On the second day after the Israelites arrived at Sinai, Moses ascended the mountain to meet God (Exodus 19:3). The Mekhilta notes a crucial detail: God called out to Moses before speaking to him. This establishes a principle — the calling always preceded the speaking. God did not simply begin issuing commands. He first summoned Moses by name, showing respect and establishing readiness before delivering the message.

God then instructed Moses with a specific phrase: "Thus shall you say to the house of Jacob." The Mekhilta unpacks the word "thus" (koh) four different ways, each revealing a layer of obligation placed on Moses as the intermediary between God and Israel.

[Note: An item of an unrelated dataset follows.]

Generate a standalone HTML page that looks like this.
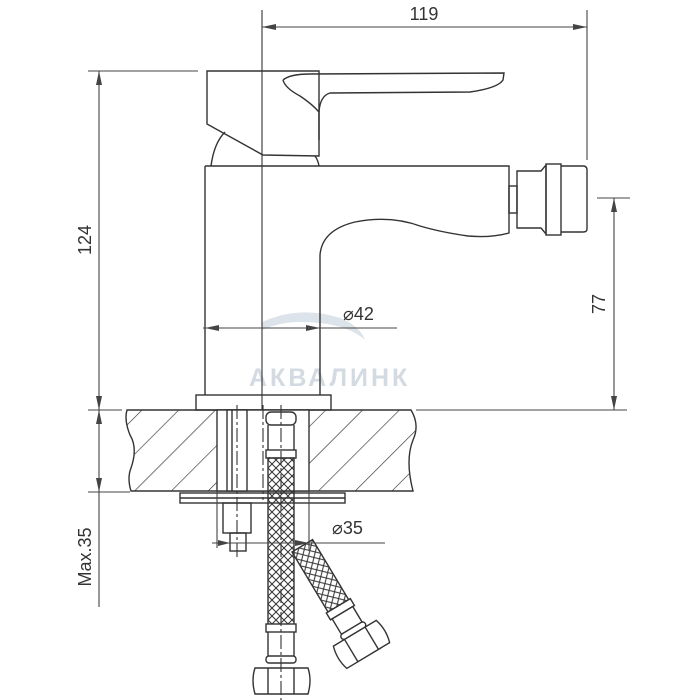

First, "thus" means in the holy tongue — Moses must deliver the message in Hebrew, the sacred language. The words of Sinai were not to be paraphrased into any other language; they carried inherent sanctity in their original form. Second, "thus" means in this order — Moses had to preserve the exact sequence of God's words, not rearranging or restructuring the message for convenience. Third, "thus" means on this matter — Moses was to stay on topic, conveying precisely what God intended, nothing tangential or interpretive. Fourth, "thus" means that Moses must not subtract from the message and must not add to it. He was a faithful transmitter, not an editor.

These four constraints reveal the rabbinic understanding of prophecy itself. Moses did not merely receive inspiration. He received precise language, in a precise order, on a precise subject, and was forbidden from altering a single element. The word "thus" became a boundary marker for prophetic authority.